The construction of the $1.5 billion project started in May 2011. The first phase of the project was completed five years later, allowing the terminal to operate across an initial 151 acres. The second phase wrapped up in October 2017, expanding the facility to 191 acres. The third and final phase concluded in July 2021, growing the terminal to 300 acres, which allows it to handle ~3.3 million TEUs annually and alleviate truck traffic with a complete container yard and on-dock rail yard.
According to Long Beach Container Terminal (LBCT), another 3 acres are expected to be added in 2025 with the opening of the North Gate Expansion, completing the terminal with 303 acres.
LBCT sets the industry standard for building the world’s first all-electric terminal.
“This new terminal facilitates green cargo operation and strengthens our ongoing commitment to the Green Port Policy and San Pedro Bay Ports Clean Air Action Plan enacted about 15 years ago,” said Long Beach Harbor President Steven Neal.

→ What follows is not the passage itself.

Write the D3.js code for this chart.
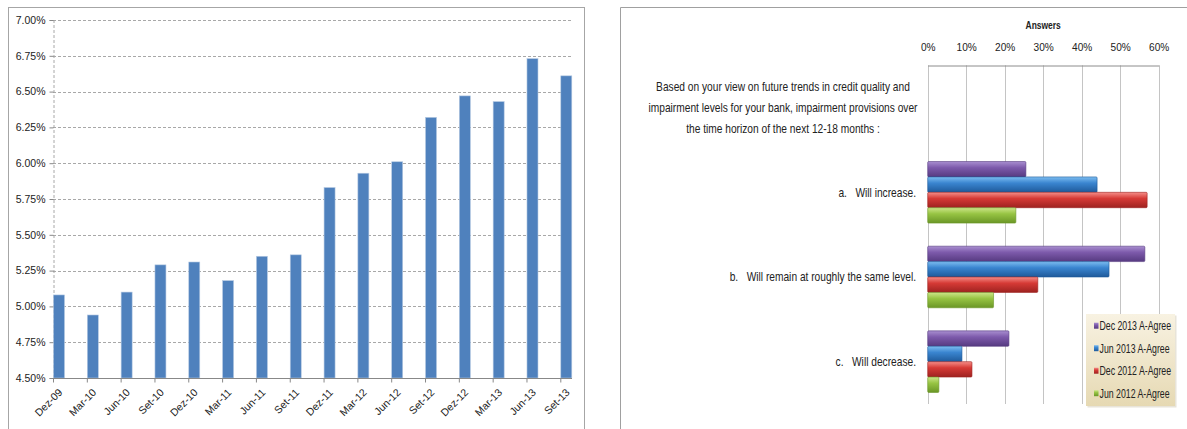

All main facilities are built with features to save power and water to meet the gold-level standards of Leadership In Energy and Environmental Design (LEED). For example, all container ships calling at the terminal will plug into shore power connections while berthed, allowing them to shut down diesel engines and connect to the landside electrical grid.
The Port of Long Beach will generate more than 575,000 jobs in Southern California.
The Port of Long Beach is the second busiest port in the US, following the Port of Los Angeles. With 175 shipping lines connecting Long Beach to 217 seaports, it is able to handle $200 billion in trade annually, supporting more than 575,000 Southern California jobs.